Should I stay abroad? Or should I go back home? 

Anyone who has lived abroad has had to grapple with this question at some point. It’s a frequent concern raised by my clients who are living outside of their home country and trying to make the decision to go home or stay where they are.

As I listen to my clients list off the pros and cons of their possible options, the frustrations of life in the country they’re currently living in and the parts of life they’d dread returning home to, I feel a deep sense of empathy towards them. I too spent year after year debating whether I was making the right decision to stay in Spain. It felt like I’d sacrificed so much to live there, yet I wasn’t happy. Maybe I ought to move back to Seattle? Maybe I was supposed to be in Central America? Or maybe I’d feel more content in a sunnier corner of the USA?

Needless to say, I know first hand that making the decision to go home can be an overwhelming and confusing process.

Like many people who move abroad, I made the decision to do so based on the experience I’d had while studying abroad in college. I’m sure many of you can relate when I say that it was the best time of my life. And who wouldn’t want to recreate those feelings of excitement, freedom and pure bliss that they’d felt during the period of their life when they felt most alive?

But when I moved to Madrid back in September 2009, I found that this joy that I’d felt while studying abroad was eluding me. Sure, I filled up my Facebook newsfeed with pictures that made many of my friends drool over the adventures I was having, I met people with fascinating stories, learned Spanish, made friends with the locals and even added a fairy tale-esque component to my story by getting myself an exotic Spanish boyfriend too. For all intents and purposes, I should have been having the time of my life once again, right?

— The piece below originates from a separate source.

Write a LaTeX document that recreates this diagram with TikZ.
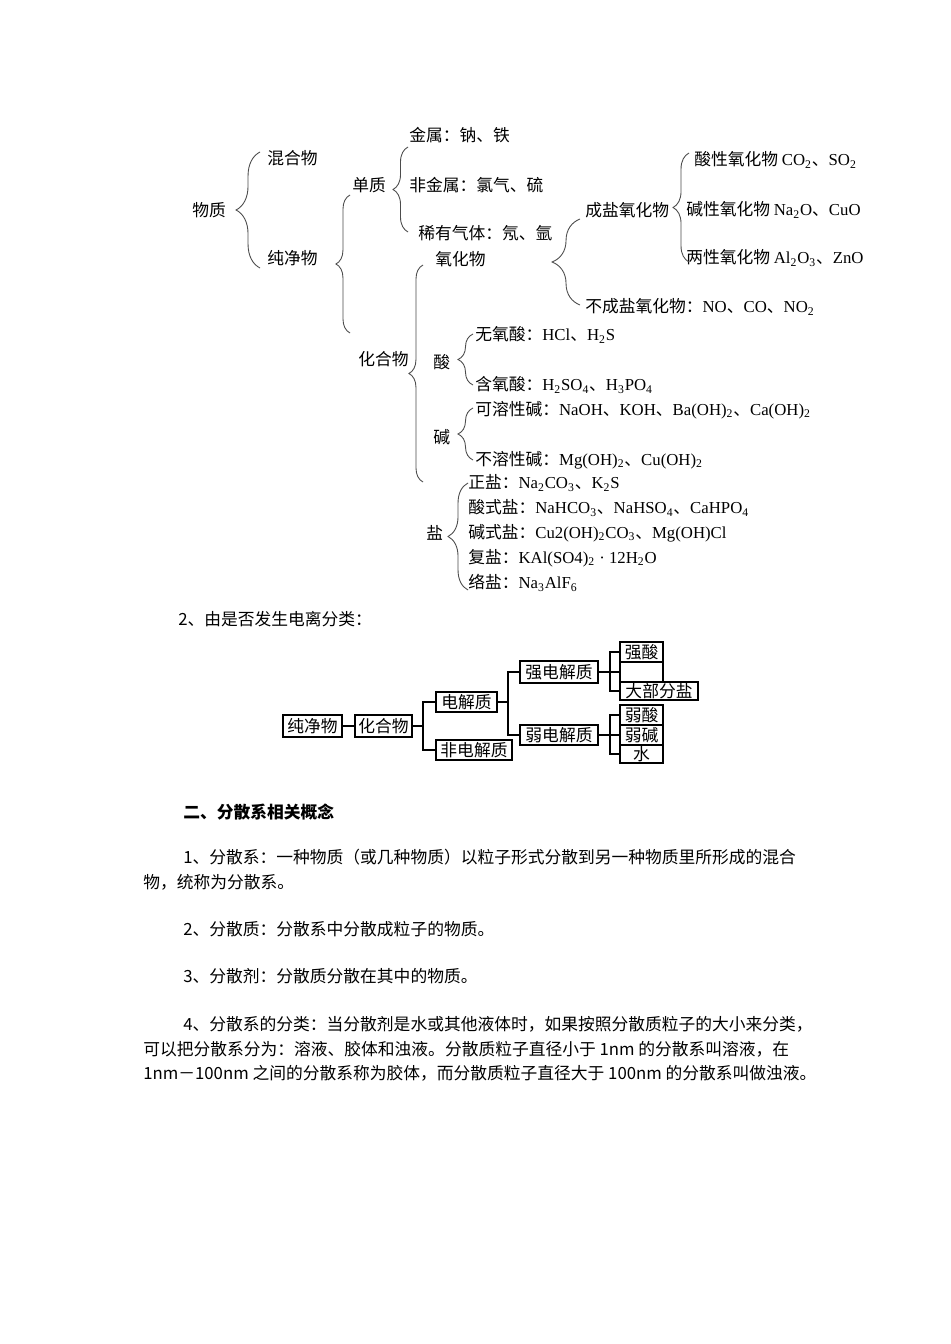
\documentclass[tikz,border=0pt]{standalone}
\usepackage{fontspec}
\setmainfont{Noto Sans CJK SC}
\newfontfamily\latinf{Liberation Serif}
\usetikzlibrary{positioning,calc,decorations.pathreplacing}
\newcommand\chem[1]{{\latinf #1}}
\newcommand\subn[1]{\textsubscript{#1}}

\begin{document}
\begin{tikzpicture}[x=0.6265pt, y=-0.6265pt,
    lbl/.style={anchor=west, inner sep=0pt, font=\fontsize{10.5pt}{12pt}\selectfont},
    brc/.style={decorate, decoration={brace, amplitude=#1}, draw=black!70, line width=0.55pt},
    box/.style={draw, line width=0.8pt, inner sep=0pt, font=\fontsize{10.5pt}{12pt}\selectfont},
    link/.style={line width=0.8pt}
]
    \useasboundingbox[fill=white] (0,0) rectangle (950,1344);

    % Classification of substances
    \node[lbl] (wz) at (192,210) {物质};
    \node[lbl] (hhw) at (267,158) {混合物};
    \node[lbl] (cjw) at (267,258) {纯净物};
    \node[lbl] (dz) at (352,185) {单质};
    \node[lbl] (js) at (409,135) {金属：钠、铁};
    \node[lbl] (fjs) at (409,185) {非金属：氯气、硫};
    \node[lbl] (xy) at (418,233) {稀有气体：氖、氩};
    \node[lbl] (yhw) at (435,259) {氧化物};
    \node[lbl] (hhw2) at (358,359) {化合物};

    % Oxides
    \node[lbl] (cy) at (585,210) {成盐氧化物};
    \node[lbl] (sx) at (694,160) {酸性氧化物 \chem{CO\subn2}、\chem{SO\subn2}};
    \node[lbl] (jx) at (686,210) {碱性氧化物 \chem{Na\subn2O}、\chem{CuO}};
    \node[lbl] (lx) at (686,258) {两性氧化物 \chem{Al\subn2O\subn3}、\chem{ZnO}};
    \node[lbl] (bcy) at (585,307) {不成盐氧化物：\chem{NO}、\chem{CO}、\chem{NO\subn2}};

    % Acids and bases
    \node[lbl] (s) at (433,362) {酸};
    \node[lbl] (wys) at (475,335) {无氧酸：\chem{HCl}、\chem{H\subn2S}};
    \node[lbl] (hys) at (475,385) {含氧酸：\chem{H\subn2SO\subn4}、\chem{H\subn3PO\subn4}};
    \node[lbl] (j) at (433,437) {碱};
    \node[lbl] (krj) at (475,410) {可溶性碱：\chem{NaOH}、\chem{KOH}、\chem{Ba(OH)\subn2}、\chem{Ca(OH)\subn2}};
    \node[lbl] (brj) at (475,460) {不溶性碱：\chem{Mg(OH)\subn2}、\chem{Cu(OH)\subn2}};

    % Salts
    \node[lbl] (y) at (426,533) {盐};
    \node[lbl] (zy) at (468,483) {正盐：\chem{Na\subn2CO\subn3}、\chem{K\subn2S}};
    \node[lbl] (ssy) at (468,508) {酸式盐：\chem{NaHCO\subn3}、\chem{NaHSO\subn4}、\chem{CaHPO\subn4}};
    \node[lbl] (jsy) at (468,533) {碱式盐：\chem{Cu2(OH)\subn2CO\subn3}、\chem{Mg(OH)Cl}};
    \node[lbl] (fy) at (468,558) {复盐：\chem{KAl(SO4)\subn2 · 12H\subn2O}};
    \node[lbl] (ly) at (468,583) {络盐：\chem{Na\subn3AlF\subn6}};

    % Braces
    \draw[brc=15pt] (260,268) -- (260,152);
    \draw[brc=8.8pt] (350,333) -- (350,195);
    \draw[brc=9.4pt] (408,232) -- (408,147);
    \draw[brc=8.8pt] (423,482) -- (423,265);
    \draw[brc=17.5pt] (580,305) -- (580,219);
    \draw[brc=10pt] (689,262) -- (689,153);
    \draw[brc=9.4pt] (473,385) -- (473,334);
    \draw[brc=9.4pt] (473,460) -- (473,408);
    \draw[brc=12.5pt] (468,590) -- (468,483);

    \node[lbl] (cap) at (178,619) {2、由是否发生电离分类：};

    % Electrolyte boxes
    \node[box, minimum width=37pt, minimum height=13.8pt] (p1) at (312.5,726) {纯净物};
    \node[box, minimum width=35.7pt, minimum height=13.8pt] (p2) at (383.5,726) {化合物};
    \node[box, minimum width=38.2pt, minimum height=12.5pt] (p3) at (466.5,702) {电解质};
    \node[box, minimum width=47.6pt, minimum height=12.5pt] (p4) at (474,750) {非电解质};
    \node[box, minimum width=48.9pt, minimum height=13.8pt] (p5) at (559,672) {强电解质};
    \node[box, minimum width=48.9pt, minimum height=12.5pt] (p6) at (559,735) {弱电解质};
    \node[box, minimum width=26.9pt, minimum height=12.5pt] (q1) at (641.5,652) {强酸};
    \node[box, minimum width=26.9pt, minimum height=12.5pt] (q2) at (641.5,672) {};
    \node[box, minimum width=48.9pt, minimum height=11.3pt] (q3) at (659,691) {大部分盐};
    \node[box, minimum width=26.9pt, minimum height=12.5pt] (q4) at (641.5,715) {弱酸};
    \node[box, minimum width=26.9pt, minimum height=12.5pt] (q5) at (641.5,735) {弱碱};
    \node[box, minimum width=26.9pt, minimum height=11.3pt] (q6) at (641.5,754) {水};

    \coordinate (j1) at (423,726);
    \coordinate (j2) at (508,702);
    \coordinate (j3) at (610,672);
    \coordinate (j4) at (610,735);

    \draw[link] (p1) -- (p2);
    \draw[link] (p2.east) -- (j1) |- (p3.west);
    \draw[link] (j1) |- (p4.west);
    \draw[link] (p3.east) -- (j2) |- (p5.west);
    \draw[link] (j2) |- (p6.west);
    \draw[link] (p5.east) -- (j3) |- (q1.west);
    \draw[link] (j3) -- (q2.west);
    \draw[link] (j3) |- (q3.west);
    \draw[link] (p6.east) -- (j4) |- (q4.west);
    \draw[link] (j4) -- (q5.west);
    \draw[link] (j4) |- (q6.west);

    % Dispersion systems
    \node[lbl, font=\fontsize{10.5pt}{12pt}\selectfont\bfseries] (hd) at (183,812) {二、分散系相关概念};
    \node[lbl] (t1a) at (183,857) {1、分散系：一种物质（或几种物质）以粒子形式分散到另一种物质里所形成的混合};
    \node[lbl] (t1b) at (143,882) {物，统称为分散系。};
    \node[lbl] (t2) at (183,929) {2、分散质：分散系中分散成粒子的物质。};
    \node[lbl] (t3) at (183,976) {3、分散剂：分散质分散在其中的物质。};
    \node[lbl] (t4a) at (183,1024) {4、分散系的分类：当分散剂是水或其他液体时，如果按照分散质粒子的大小来分类，};
    \node[lbl] (t4b) at (143,1049) {可以把分散系分为：溶液、胶体和浊液。分散质粒子直径小于 1nm 的分散系叫溶液，在};
    \node[lbl] (t4c) at (143,1073) {1nm－100nm 之间的分散系称为胶体，而分散质粒子直径大于 100nm 的分散系叫做浊液。};
\end{tikzpicture}
\end{document}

But I wasn’t. I was constantly plagued with the feeling that I was making the wrong decision by staying in Spain. My parents told me that I wasn’t able to recreate my study abroad experience because the delight I’d felt then had obviously come from the fact that I hadn’t been working. Being a grown up meant doing work you didn’t want to do and sucking it up, and if I was so unhappy anyway then why didn’t I just move back home? None of this made sense to me since I’d come abroad to follow my dreams and pursue my bliss. Going home would feel like defeat. They had to be wrong.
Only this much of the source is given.